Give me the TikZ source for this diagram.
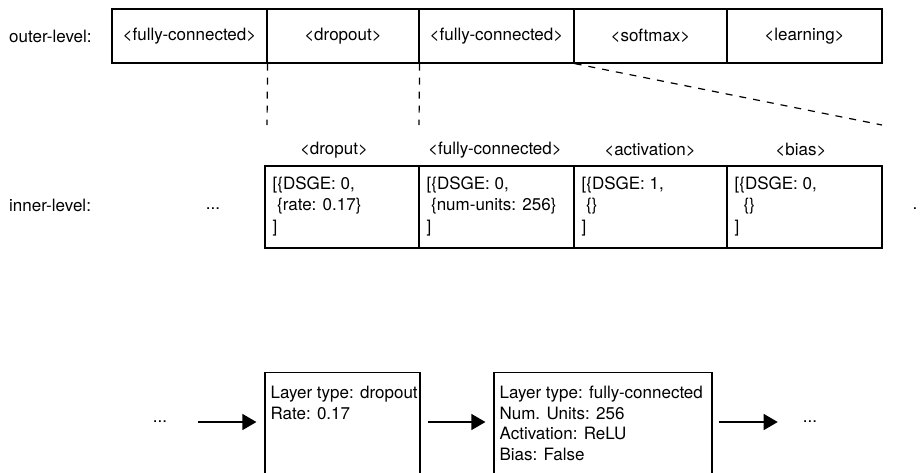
\documentclass[tikz,border=0pt]{standalone}
\usepackage{fontspec}
\setmainfont{TeX Gyre Heros}
\usetikzlibrary{arrows.meta,calc}
\begin{document}
\begin{tikzpicture}[x=1pt,y=-1pt,
  font=\fontsize{17}{20.5}\selectfont,
  box/.style={draw, line width=1.2pt, rectangle, inner sep=0pt},
  lbl/.style={inner sep=0pt},
  txt/.style={inner sep=0pt, anchor=north west, align=left},
  itxt/.style={txt, font=\fontsize{17}{21.5}\selectfont},
  dsh/.style={line width=1.2pt, dash pattern=on 7pt off 7pt},
  arr/.style={line width=1.3pt, -{Triangle[length=14pt,width=16pt]}}]
\useasboundingbox (0,0) rectangle (923,472);
\clip (0,0) rectangle (923,472);

% outer level
\node[lbl, anchor=west] (outl) at (9,36) {outer-level:};
\node[box, minimum width=155, minimum height=54] (o1) at (189.5,36) {<fully-connected>};
\node[box, minimum width=152, minimum height=54] (o2) at (343,36) {<dropout>};
\node[box, minimum width=155, minimum height=54] (o3) at (496.5,36) {<fully-connected>};
\node[box, minimum width=153, minimum height=54] (o4) at (650.5,36) {<softmax>};
\node[box, minimum width=155, minimum height=54] (o5) at (804.5,36) {<learning>};

% zoom lines
\coordinate (z1) at (267,125);
\coordinate (z2) at (419,125);
\coordinate (z3) at (882,125);
\draw[dsh] (o1.south east) -- (z1);
\draw[dsh] (o2.south east) -- (z2);
\draw[dsh] (o3.south east) -- (z3);

% inner level
\node[lbl, anchor=west] (inl) at (9,205) {inner-level:};
\node[lbl] (idots) at (213,209) {...};
\node[lbl] (iend) at (915,209) {.};

\node[lbl] (h1) at (334,150) {<droput>};
\node[lbl] (h2) at (495,150) {<fully-connected>};
\node[lbl] (h3) at (650,150) {<activation>};
\node[lbl] (h4) at (801,150) {<bias>};

\node[box, minimum width=154, minimum height=82] (i1) at (342,207) {};
\node[box, minimum width=155, minimum height=82] (i2) at (496.5,207) {};
\node[box, minimum width=153, minimum height=82] (i3) at (650.5,207) {};
\node[box, minimum width=155, minimum height=82] (i4) at (804.5,207) {};

\node[itxt] (t1) at ($(i1.north west)+(8,11)$) {[\{DSGE: 0,\\\hspace{4.5pt}\{rate: 0.17\}\\]};
\node[itxt] (t2) at ($(i2.north west)+(8,11)$) {[\{DSGE: 0,\\\hspace{4.5pt}\{num-units: 256\}\\]};
\node[itxt] (t3) at ($(i3.north west)+(8,11)$) {[\{DSGE: 1,\\\hspace{4.5pt}\{\}\\]};
\node[itxt] (t4) at ($(i4.north west)+(8,11)$) {[\{DSGE: 0,\\\hspace{9pt}\{\}\\]};

% network
\node[lbl] (e1) at (160,422) {...};
\node[box, anchor=north, minimum width=155, minimum height=150] (b1) at (342.5,372) {};
\node[box, anchor=north, minimum width=218, minimum height=150] (b2) at (603,372) {};
\node[lbl] (e3) at (810,422) {...};

\node[txt] (bt1) at ($(b1.north west)+(6,14)$) {Layer type: dropout\\Rate: 0.17};
\node[txt] (bt2) at ($(b2.north west)+(6,14)$) {Layer type: fully-connected\\Num. Units: 256\\Activation: ReLU\\Bias: False};

\draw[arr] ($(e1.east)+(31,0)$) -- ($(b1.west |- e1)+(-8,0)$);
\draw[arr] ($(b1.east |- e1)+(7,0)$) -- ($(b2.west |- e1)+(-8,0)$);
\draw[arr] ($(b2.east |- e1)+(6,0)$) -- ($(e3.west)+(-25,0)$);
\end{tikzpicture}
\end{document}
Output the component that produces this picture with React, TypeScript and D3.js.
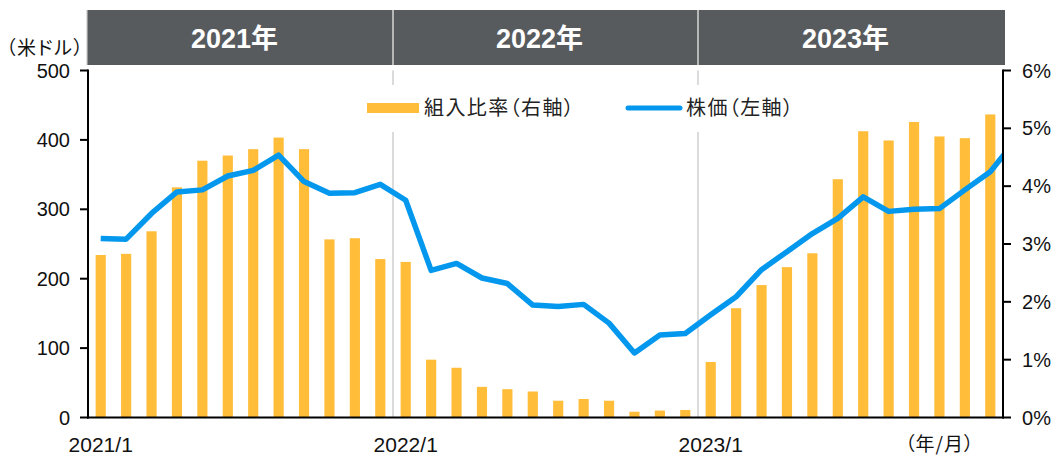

# # # # # # #

→ Exercise description: Retype the data above exactly; pictures are not part of the copy.

→ Task response:
Give me the TikZ source for this diagram.
\documentclass[tikz,border=0pt]{standalone}
\usepackage{fontspec}
\setmainfont{TeX Gyre Heros}
\usetikzlibrary{arrows.meta,calc}
\begin{document}
\begin{tikzpicture}[x=1pt,y=-1pt,
  font=\fontsize{17}{20.5}\selectfont,
  box/.style={draw, line width=1.2pt, rectangle, inner sep=0pt},
  lbl/.style={inner sep=0pt},
  txt/.style={inner sep=0pt, anchor=north west, align=left},
  itxt/.style={txt, font=\fontsize{17}{21.5}\selectfont},
  dsh/.style={line width=1.2pt, dash pattern=on 7pt off 7pt},
  arr/.style={line width=1.3pt, -{Triangle[length=14pt,width=16pt]}}]
\useasboundingbox (0,0) rectangle (923,472);
\clip (0,0) rectangle (923,472);

% outer level
\node[lbl, anchor=west] (outl) at (9,36) {outer-level:};
\node[box, minimum width=155, minimum height=54] (o1) at (189.5,36) {<fully-connected>};
\node[box, minimum width=152, minimum height=54] (o2) at (343,36) {<dropout>};
\node[box, minimum width=155, minimum height=54] (o3) at (496.5,36) {<fully-connected>};
\node[box, minimum width=153, minimum height=54] (o4) at (650.5,36) {<softmax>};
\node[box, minimum width=155, minimum height=54] (o5) at (804.5,36) {<learning>};

% zoom lines
\coordinate (z1) at (267,125);
\coordinate (z2) at (419,125);
\coordinate (z3) at (882,125);
\draw[dsh] (o1.south east) -- (z1);
\draw[dsh] (o2.south east) -- (z2);
\draw[dsh] (o3.south east) -- (z3);

% inner level
\node[lbl, anchor=west] (inl) at (9,205) {inner-level:};
\node[lbl] (idots) at (213,209) {...};
\node[lbl] (iend) at (915,209) {.};

\node[lbl] (h1) at (334,150) {<droput>};
\node[lbl] (h2) at (495,150) {<fully-connected>};
\node[lbl] (h3) at (650,150) {<activation>};
\node[lbl] (h4) at (801,150) {<bias>};

\node[box, minimum width=154, minimum height=82] (i1) at (342,207) {};
\node[box, minimum width=155, minimum height=82] (i2) at (496.5,207) {};
\node[box, minimum width=153, minimum height=82] (i3) at (650.5,207) {};
\node[box, minimum width=155, minimum height=82] (i4) at (804.5,207) {};

\node[itxt] (t1) at ($(i1.north west)+(8,11)$) {[\{DSGE: 0,\\\hspace{4.5pt}\{rate: 0.17\}\\]};
\node[itxt] (t2) at ($(i2.north west)+(8,11)$) {[\{DSGE: 0,\\\hspace{4.5pt}\{num-units: 256\}\\]};
\node[itxt] (t3) at ($(i3.north west)+(8,11)$) {[\{DSGE: 1,\\\hspace{4.5pt}\{\}\\]};
\node[itxt] (t4) at ($(i4.north west)+(8,11)$) {[\{DSGE: 0,\\\hspace{9pt}\{\}\\]};

% network
\node[lbl] (e1) at (160,422) {...};
\node[box, anchor=north, minimum width=155, minimum height=150] (b1) at (342.5,372) {};
\node[box, anchor=north, minimum width=218, minimum height=150] (b2) at (603,372) {};
\node[lbl] (e3) at (810,422) {...};

\node[txt] (bt1) at ($(b1.north west)+(6,14)$) {Layer type: dropout\\Rate: 0.17};
\node[txt] (bt2) at ($(b2.north west)+(6,14)$) {Layer type: fully-connected\\Num. Units: 256\\Activation: ReLU\\Bias: False};

\draw[arr] ($(e1.east)+(31,0)$) -- ($(b1.west |- e1)+(-8,0)$);
\draw[arr] ($(b1.east |- e1)+(7,0)$) -- ($(b2.west |- e1)+(-8,0)$);
\draw[arr] ($(b2.east |- e1)+(6,0)$) -- ($(e3.west)+(-25,0)$);
\end{tikzpicture}
\end{document}
Output the component that produces this picture with React, TypeScript and D3.js.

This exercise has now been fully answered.